Supervisor: Dr. Ants Koel, Thomas Johann Seebeck Department of Electronics, Tallinn University of Technology, Tallinn, Estonia
Co-supervisor: Dr. Tamás Pardy, Thomas Johann Seebeck Department of Electronics, Tallinn University of Technology, Tallinn, Estonia
Expert reviewer: Prof. Emeritus Toomas Rang, Thomas Johann Seebeck Department of Electronics, Tallinn University of Technology, Tallinn, Estonia
Opponents:
- Prof. Dr. Serge Dos Santos, Associate Professor (Hab. Dir. Rech.), INSA Centre Val de Loire, Blois Campus Department of Industrial Systems; Inserm U1253 iBraiN- University of Tours, Tours, France
- Prof. Dr. András Poppe, Department of Electron Devices, Budapest University of Technology and Economics (BME), Budapest, Hungary
A robust electronic system must support all essential mathematical operations, as addition, subtraction, multiplication, and division form the vital building blocks of modern theories. Among these, division is a derived operation—akin to how multiplication extends from repeated addition, division can be implemented through successive subtraction or multiplication, combined with specific control logic. In embedded systems, digital systems, integrated circuits, and computer architectures, performance is typically measured by three key parameters: time, area, and power. While many techniques have been developed to enhance the efficiency of division operations, such as digit recurrence and functional iteration, most have focused primarily on improving execution time. Techniques like operand scaling, circuit staging, overlapping, and pipelined execution have shown improvements in speed, but they have not significantly reduced the area required for implementation. With the rise of system-on-chip (SoC) applications and the need for efficient computational blocks in compact environments, there is a growing demand for division circuits with a low area footprint. In such contexts, indirect methods of division are insufficient. A direct, compact implementation is necessary to meet the constraints of emerging and critical applications. Although several performance improvement techniques, including pre-scaling operands, carry-save remainders, array implementations, truncations, cascading, and differential LUTs, have been investigated, they have yet to be fully explored in addressing the research gap for simultaneously utilizing multiple performance improvement techniques with individual input operands. Exploiting this underutilized synergy could pave the way for a novel or hybrid method that balances execution time and area optimization.

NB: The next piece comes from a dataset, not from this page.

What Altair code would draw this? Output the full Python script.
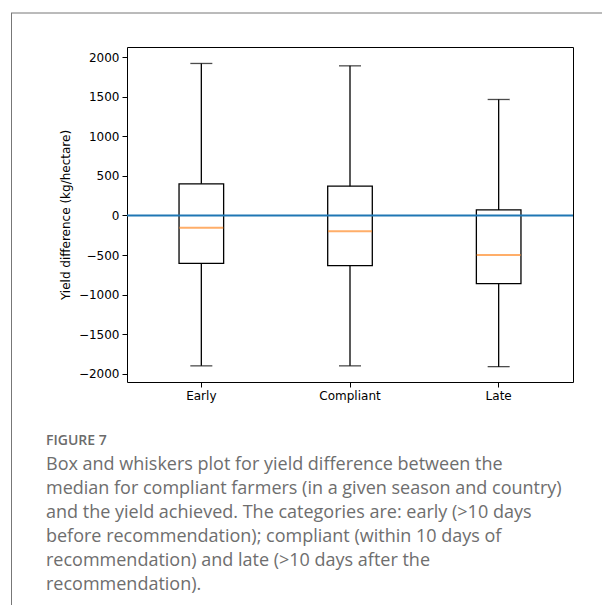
import altair as alt
import pandas as pd

# ---- data ----
categories = ["Early", "Compliant", "Late"]
whisker_high = [1920, 1890, 1465]
q3 = [400, 370, 70]
median = [-155, -200, -500]
q1 = [-605, -635, -860]
whisker_low = [-1900, -1900, -1910]
y_ticks = [-2000, -1500, -1000, -500, 0, 500, 1000, 1500, 2000]
reference_line = [0]

y_title = "Yield difference (kg/hectare)"
caption_head = "FIGURE 7"
caption_lines = [
    "Box and whiskers plot for yield difference between the",
    "median for compliant farmers (in a given season and country)",
    "and the yield achieved. The categories are: early (>10 days",
    "before recommendation); compliant (within 10 days of",
    "recommendation) and late (>10 days after the",
    "recommendation).",
]

df = pd.DataFrame({
    "category": categories,
    "whisker_high": whisker_high,
    "q3": q3,
    "median": median,
    "q1": q1,
    "whisker_low": whisker_low,
})
ref_df = pd.DataFrame({"ref": reference_line})
one = pd.DataFrame({"k": [0]})

x_enc = alt.X(
    "category:N",
    sort=categories,
    scale=alt.Scale(paddingInner=0.7, paddingOuter=0.35),
    axis=alt.Axis(title=None, labelAngle=0, labelPadding=3),
)
y_scale = alt.Scale(domain=[-2104, 2128], nice=False, zero=False)
y_axis = alt.Axis(
    values=y_ticks,
    title=y_title,
    labelExpr="replace(format(datum.value, 'd'), '-', '\u2212')",
    labelPadding=3,
    titlePadding=6,
)


def yq(field, axis=None):
    if axis is None:
        return alt.Y(f"{field}:Q", scale=y_scale, title=y_title)
    return alt.Y(f"{field}:Q", scale=y_scale, axis=axis, title=y_title)


base = alt.Chart(df)
LW = 1.3

box = base.mark_bar(fill="transparent", stroke="black", strokeWidth=LW).encode(
    x=x_enc, y=yq("q3", y_axis), y2="q1:Q"
)
whisk_up = base.mark_rule(color="black", strokeWidth=LW).encode(
    x=x_enc, y=yq("q3"), y2="whisker_high:Q"
)
whisk_dn = base.mark_rule(color="black", strokeWidth=LW).encode(
    x=x_enc, y=yq("q1"), y2="whisker_low:Q"
)
cap_up = base.mark_tick(color="black", thickness=LW, size=22, orient="horizontal").encode(
    x=x_enc, y=yq("whisker_high")
)
cap_dn = base.mark_tick(color="black", thickness=LW, size=22, orient="horizontal").encode(
    x=x_enc, y=yq("whisker_low")
)
med = base.mark_tick(color="#ff8c2a", thickness=2, size=44, orient="horizontal").encode(
    x=x_enc, y=yq("median")
)
zero_line = alt.Chart(ref_df).mark_rule(color="#1f77b4", strokeWidth=2).encode(
    y=yq("ref")
)

frame_left = alt.Chart(one).mark_rule(color="#777777", strokeWidth=1).encode(
    x=alt.value(-115.5), y=alt.value(-34), y2=alt.value(560)
)
frame_top = alt.Chart(one).mark_rule(color="#777777", strokeWidth=1).encode(
    x=alt.value(-116), x2=alt.value(480), y=alt.value(-34)
)
head = alt.Chart(one).mark_text(
    align="left", baseline="alphabetic", font="Open Sans", fontSize=14,
    fontWeight=600, color="#6b6b6b"
).encode(x=alt.value(-81), y=alt.value(398), text=alt.value(caption_head))
caption = alt.Chart(one).mark_text(
    align="left", baseline="alphabetic", font="Open Sans", fontSize=18,
    fontWeight="normal", color="#6e6e6e", lineHeight=24, lineBreak="\n"
).encode(x=alt.value(-81), y=alt.value(423), text=alt.value("\n".join(caption_lines)))

chart = alt.layer(
    frame_left, frame_top, head, caption,
    whisk_up, whisk_dn, cap_up, cap_dn, box, med, zero_line,
).properties(
    width=446,
    height=335,
    autosize=alt.AutoSizeParams(type="none"),
    padding={"left": 119, "top": 39, "right": 29, "bottom": 223},
).configure_view(
    stroke="black", strokeWidth=1
).configure_axis(
    domain=False, grid=False, tickColor="black", tickSize=5, tickWidth=1,
    labelColor="black", labelFont="DejaVu Sans", labelFontSize=12,
    titleFont="DejaVu Sans", titleFontSize=12, titleFontWeight="normal",
    titleColor="black",
)

chart.save("out.html", embed_options={"renderer": "svg", "actions": False})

This doctoral dissertation focuses on the design and implementation of a reduced-area divider circuit block that leverages the mathematical relationship between the divisor and the dividend. The proposed approach enhances conversion logic, effectively avoiding rounding errors and overlapping regions in the quotient calculation. The design implementation is evaluated through both regular and pseudo-random sequential input patterns and validated against benchmark results generated through simulations and theoretical modeling. To summarize, the proposed novel USP-Awadhoot divider advances the existing state-of-the-art digit recurrence division by employing multiple performance improvement techniques simultaneously (i.e., dynamic separate scaling operations) on individual input operands. This approach achieves variable latency and a small area footprint while preventing overlapping regions in the quotient calculation logic and offers a highly efficient and compact division solution suited for modern computing systems.